HTML5 is done, but two groups still wrestle over Web’s future

The following blog is an excerpt from the article ‘HTML5 is done, but two groups still wrestle over Web’s future’ by   

The World Wide Web Consortium finishes an update to this seminal Internet technology, but with two organizations in charge of the same Web standard, charting the Web’s future is a mess.

After a nearly 15-year gap, the World Wide Web Consortium said Tuesday it’s done standardizing the new version 5 of HTML, one of the two fundamental technologies that makes the Web work.

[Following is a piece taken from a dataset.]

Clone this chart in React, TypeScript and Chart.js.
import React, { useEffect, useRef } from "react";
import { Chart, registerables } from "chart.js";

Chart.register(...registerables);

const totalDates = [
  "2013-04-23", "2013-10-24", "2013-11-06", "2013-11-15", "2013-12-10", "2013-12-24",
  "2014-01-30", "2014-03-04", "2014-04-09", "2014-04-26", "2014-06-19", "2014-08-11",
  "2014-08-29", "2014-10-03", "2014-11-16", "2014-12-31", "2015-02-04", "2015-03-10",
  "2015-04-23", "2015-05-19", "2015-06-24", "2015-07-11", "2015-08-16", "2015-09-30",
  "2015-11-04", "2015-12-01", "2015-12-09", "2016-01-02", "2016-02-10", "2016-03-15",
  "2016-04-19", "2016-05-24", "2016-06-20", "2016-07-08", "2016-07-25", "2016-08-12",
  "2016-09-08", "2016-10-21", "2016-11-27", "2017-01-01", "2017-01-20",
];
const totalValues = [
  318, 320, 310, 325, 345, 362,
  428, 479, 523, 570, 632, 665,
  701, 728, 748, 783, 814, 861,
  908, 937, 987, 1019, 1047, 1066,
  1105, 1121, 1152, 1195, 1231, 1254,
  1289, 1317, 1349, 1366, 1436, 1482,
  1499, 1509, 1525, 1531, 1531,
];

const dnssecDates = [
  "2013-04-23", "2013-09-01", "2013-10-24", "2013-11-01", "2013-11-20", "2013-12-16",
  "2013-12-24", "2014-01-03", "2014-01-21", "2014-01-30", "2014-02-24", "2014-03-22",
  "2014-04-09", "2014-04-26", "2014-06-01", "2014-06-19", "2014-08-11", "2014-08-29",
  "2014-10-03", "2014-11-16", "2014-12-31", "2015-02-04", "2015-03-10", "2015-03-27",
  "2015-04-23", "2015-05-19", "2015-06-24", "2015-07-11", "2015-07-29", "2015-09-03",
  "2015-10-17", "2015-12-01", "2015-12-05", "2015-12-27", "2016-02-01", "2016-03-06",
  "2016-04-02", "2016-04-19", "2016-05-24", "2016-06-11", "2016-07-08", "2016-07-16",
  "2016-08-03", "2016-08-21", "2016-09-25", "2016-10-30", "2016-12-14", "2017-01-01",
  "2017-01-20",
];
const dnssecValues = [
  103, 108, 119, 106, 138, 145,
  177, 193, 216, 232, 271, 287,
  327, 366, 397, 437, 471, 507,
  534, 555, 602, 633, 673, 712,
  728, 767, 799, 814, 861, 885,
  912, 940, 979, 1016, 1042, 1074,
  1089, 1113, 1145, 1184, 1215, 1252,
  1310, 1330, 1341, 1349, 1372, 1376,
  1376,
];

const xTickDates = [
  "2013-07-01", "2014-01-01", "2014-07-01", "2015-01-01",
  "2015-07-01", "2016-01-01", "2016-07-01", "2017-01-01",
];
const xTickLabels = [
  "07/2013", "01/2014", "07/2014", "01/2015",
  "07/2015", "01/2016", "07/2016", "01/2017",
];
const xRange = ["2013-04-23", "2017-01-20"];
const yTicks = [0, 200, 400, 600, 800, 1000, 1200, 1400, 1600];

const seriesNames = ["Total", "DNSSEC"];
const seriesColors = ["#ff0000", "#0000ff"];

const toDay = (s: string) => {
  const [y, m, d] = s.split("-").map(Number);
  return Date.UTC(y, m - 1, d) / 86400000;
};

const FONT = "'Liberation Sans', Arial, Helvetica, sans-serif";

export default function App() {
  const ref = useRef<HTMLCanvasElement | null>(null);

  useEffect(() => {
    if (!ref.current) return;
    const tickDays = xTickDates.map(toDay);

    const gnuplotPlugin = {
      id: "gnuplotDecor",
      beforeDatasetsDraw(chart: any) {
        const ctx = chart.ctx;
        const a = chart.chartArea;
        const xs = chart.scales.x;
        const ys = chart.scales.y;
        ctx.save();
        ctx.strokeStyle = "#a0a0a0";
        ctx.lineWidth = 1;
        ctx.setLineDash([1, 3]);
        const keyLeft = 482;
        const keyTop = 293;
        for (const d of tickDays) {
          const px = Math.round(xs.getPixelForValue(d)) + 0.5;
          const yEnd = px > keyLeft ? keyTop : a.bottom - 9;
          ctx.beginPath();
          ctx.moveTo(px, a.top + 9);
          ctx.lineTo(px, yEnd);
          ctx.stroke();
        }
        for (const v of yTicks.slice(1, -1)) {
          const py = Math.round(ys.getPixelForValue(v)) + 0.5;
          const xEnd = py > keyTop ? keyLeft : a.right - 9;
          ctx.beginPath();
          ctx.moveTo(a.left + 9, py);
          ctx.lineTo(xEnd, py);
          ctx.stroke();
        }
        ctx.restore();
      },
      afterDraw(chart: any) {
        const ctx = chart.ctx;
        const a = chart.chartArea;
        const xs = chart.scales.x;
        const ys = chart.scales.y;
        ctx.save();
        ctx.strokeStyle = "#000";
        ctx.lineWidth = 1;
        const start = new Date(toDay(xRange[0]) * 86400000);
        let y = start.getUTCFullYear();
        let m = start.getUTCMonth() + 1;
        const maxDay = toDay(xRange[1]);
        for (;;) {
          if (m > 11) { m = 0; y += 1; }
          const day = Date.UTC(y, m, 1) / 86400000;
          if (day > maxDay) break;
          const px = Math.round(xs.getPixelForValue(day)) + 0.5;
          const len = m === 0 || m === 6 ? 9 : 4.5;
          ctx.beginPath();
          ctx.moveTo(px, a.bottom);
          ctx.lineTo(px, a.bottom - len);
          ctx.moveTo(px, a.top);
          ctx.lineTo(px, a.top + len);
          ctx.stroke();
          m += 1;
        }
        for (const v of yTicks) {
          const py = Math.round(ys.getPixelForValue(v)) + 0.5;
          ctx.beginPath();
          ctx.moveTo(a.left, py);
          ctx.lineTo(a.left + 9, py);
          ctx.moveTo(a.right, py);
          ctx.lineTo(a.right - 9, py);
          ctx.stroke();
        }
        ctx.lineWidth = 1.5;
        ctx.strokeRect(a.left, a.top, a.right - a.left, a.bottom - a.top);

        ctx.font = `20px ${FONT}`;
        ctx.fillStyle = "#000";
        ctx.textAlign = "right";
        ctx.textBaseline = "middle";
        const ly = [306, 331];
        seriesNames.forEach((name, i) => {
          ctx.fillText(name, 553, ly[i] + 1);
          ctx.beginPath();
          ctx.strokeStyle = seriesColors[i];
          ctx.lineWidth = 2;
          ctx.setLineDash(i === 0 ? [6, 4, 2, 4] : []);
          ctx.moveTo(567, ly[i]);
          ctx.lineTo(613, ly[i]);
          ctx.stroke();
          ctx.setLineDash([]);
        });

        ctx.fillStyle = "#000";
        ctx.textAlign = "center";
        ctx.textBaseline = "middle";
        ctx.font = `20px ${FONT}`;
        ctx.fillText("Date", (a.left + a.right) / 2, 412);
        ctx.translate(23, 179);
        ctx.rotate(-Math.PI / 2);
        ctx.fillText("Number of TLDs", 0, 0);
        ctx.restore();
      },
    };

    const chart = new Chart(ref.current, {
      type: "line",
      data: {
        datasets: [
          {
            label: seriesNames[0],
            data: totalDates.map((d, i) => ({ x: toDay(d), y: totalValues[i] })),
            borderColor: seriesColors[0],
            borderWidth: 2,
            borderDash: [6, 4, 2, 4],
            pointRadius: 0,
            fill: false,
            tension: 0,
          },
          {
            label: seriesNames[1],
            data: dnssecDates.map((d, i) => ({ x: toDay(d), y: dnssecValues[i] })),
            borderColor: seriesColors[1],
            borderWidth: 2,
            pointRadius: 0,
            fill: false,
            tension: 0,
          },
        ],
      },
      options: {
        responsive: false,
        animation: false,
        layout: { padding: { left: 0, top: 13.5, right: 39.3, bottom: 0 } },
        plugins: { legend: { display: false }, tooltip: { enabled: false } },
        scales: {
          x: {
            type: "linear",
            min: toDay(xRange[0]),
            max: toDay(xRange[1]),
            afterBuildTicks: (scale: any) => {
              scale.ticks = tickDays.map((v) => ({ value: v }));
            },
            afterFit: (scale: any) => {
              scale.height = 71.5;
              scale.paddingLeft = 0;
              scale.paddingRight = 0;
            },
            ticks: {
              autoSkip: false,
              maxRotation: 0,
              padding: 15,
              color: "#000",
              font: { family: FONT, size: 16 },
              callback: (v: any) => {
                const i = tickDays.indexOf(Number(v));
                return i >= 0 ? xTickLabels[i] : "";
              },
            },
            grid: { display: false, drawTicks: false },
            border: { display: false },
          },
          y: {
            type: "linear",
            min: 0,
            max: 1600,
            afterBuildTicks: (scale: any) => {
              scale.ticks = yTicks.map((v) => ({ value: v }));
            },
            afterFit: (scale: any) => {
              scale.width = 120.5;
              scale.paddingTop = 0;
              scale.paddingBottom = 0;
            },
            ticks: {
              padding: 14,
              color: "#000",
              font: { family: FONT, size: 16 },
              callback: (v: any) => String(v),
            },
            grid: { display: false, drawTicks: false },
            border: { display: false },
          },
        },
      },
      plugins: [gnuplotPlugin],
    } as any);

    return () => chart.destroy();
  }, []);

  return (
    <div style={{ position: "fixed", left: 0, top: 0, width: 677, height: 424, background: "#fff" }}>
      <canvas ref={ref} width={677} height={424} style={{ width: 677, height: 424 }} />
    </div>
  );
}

But while HTML5 is finished, a tug-of-war over how to set such standards — and therefore how to chart the future of the Web — is far from over. That’s because a second organization, the Web Hypertext Applications Technology Working Group, is also in charge of HTML, and a rift between the two appears to be widening instead of closing.

The tension between the W3C and the WHATWG has been present for years, but it’s got new consequences now: anything that slows the improvement of the Web means programmers are more likely to devote their energies to writing apps for smartphones and tablets running on Apple’s iOS and Google’s Android operating systems instead of HTML5. When making their mobile operating systems, Google and Apple aren’t held back by the slower consensus-building processes used to make industry standards like HTML appeal to the broadest range of parties.

The Web isn’t dying, but slow development lets the world of mobile apps claim the initiative. The Web’s accomplishments — a computing system bigger than any one company working on it, and one with an impressive reach across the computing industry — diminish as its shortcomings rise to prominence.

In the meantime, the Web world must adjust to the differences between the two camps. The W3C, with a broader range of participants, uses a formally structured, deliberate, drawn-out process in which a series of drafts gradually become final standards released relatively infrequently. The WHATWG, born of browser makers’ cooperation when the W3C spurned their desire to improve HTML, produces a “living document” that’s continuously updated with the latest features and bug fixes. Where the W3C’s standard is fixed and stable, the WHATWG’s is fluid.

“It’s absolutely right that those different interest groups slug it out,” said Bruce Lawson, co-author of a book on HTML5 and an open standards advocate with browser maker Opera Software. “The Web is the biggest platform we’ve ever had. Therefore, it has more constituencies and competing interests than we’ve ever seen.”

W3C: The Web will win

W3C Chief Executive Jeff Jaffe acknowledges that the mobile app world is attracting a lot of developer interest. But in his view, the Web will prevail in the long run because it can span so many devices.

“There’s plenty of time for us to catch up,” Jaffe said. “The power and promise of interoperability across platforms is extraordinarily powerful. The mobile app was just the for the phone, but now it’s not. It’s going to be the e-book reader, the automobile, the TV. And all the sudden, the promise of interoperability is going to become even more important than when it was just the phone.”

To that end, Jaffe posted a blog earlier this month on application foundations. It calls for improvements in eight areas to make Web technologies more competitive with Android and iOS when it’s time for developers to write apps.

“What I’m trying to do is change the culture of the Web community to also think about what the developers need,” Jaffe said — not just nuts and bolts but functions like security, payments and tools that work even if a device isn’t connected to the Net.

Redmonk analyst Stephen O’Grady, who follows programmer issues, agrees that life is too hard for Web developers. “Native development” — writing apps for a specific operating system rather than for a Web browser on all operating systems — “is much more straightforward.”

Jaffe hopes to tackle these future standards issues this week in Santa Clara, Calif., at the W3C’s annual Technical Plenary Advisory Committee (TPAC) conference. Alex Russell — a Google employee who’s trying to improve the W3C through work on its Technical Architecture Group (TAG) — said TPAC also is a place to wrestle with the conflict around the best way to make standards.

“I think anyone trying to understand how screwed up this situation is really should come to W3C’s TPAC,” Russell said. “All of the agitators…will be there.”

HTML5 and W3C’s patent protections

For the W3C, the release of the final version of HTML5 — a step formally called a “recommendation” — is immensely significant. The nonprofit group was founded precisely to do such work, but the last version it released — HTML 4.01 — came in December 1999. The biggest change for average users of the Web, far and away, is video that becomes as ordinary as text and still images were before. That helps free the Web from browser plugins like Adobe Systems’ Flash Player that extend browser abilities but which also open them to new security and performance risks.